Do you see this wonderful piece of living history? You can still see the beautiful turquoise hiding! It’s got the little foot piece still attached for easy access, and each little hole is nice and cozy. I positioned it perfectly to get lots of sun in as well as keeping it well protected. I prepared it well with soft bedding in each hole not knowing who would want to lay their egg where. Boy was I in for a surprise!


The days went by with no eggs, I couldn’t understand it. I checked my hens, they were all healthy, and after a quick check from their fluffy rump I could tell they were laying eggs. I thought maybe something was snatching them before I could gather them!

So one day I decided to go down when I thought they might be laying. Many hens make loud noises to tell the world they are awesome and just laid an egg for the day, and I can’t say I blame them, it’s pretty cool. On my walk to the barn I hear the loud clucking/screaming and I change my walk into a jog excited to find an egg!

When I get down there I see one of the hens squawking loudly and coming out of a horse stall from the other end of the barn. Weird I thought, what is she doing down there?! I round the corner of the door to the horse stall and this is what I see.


Just an old horse stall, the rain has washed away the floor and it hasn’t had a horse in it in ages. However, I’m sure you see the green feed pan hanging on the wall.

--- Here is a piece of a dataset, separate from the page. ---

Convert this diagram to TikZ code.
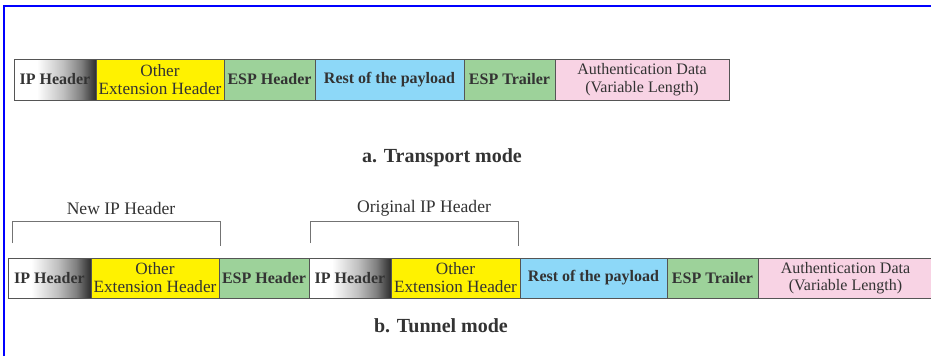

This stall is on the end of the barn that doesn’t get much sunlight and in the winter when the doors are shut it’s extremely dark.


But here it is, the feed bowl. Also known as the nesting box for 9 hens. I didn’t get a picture on that fateful day when it was piled with eggs. Now it’s winter time and many of my girls aren’t laying, but it’s still the best place to lay an egg I guess! I now keep it cleaned with hay to make it more comfortable since it must accommodate so many tenants.


Tip for the day: If you decide to get laying hens, don’t invest a lot of money in nesting boxes!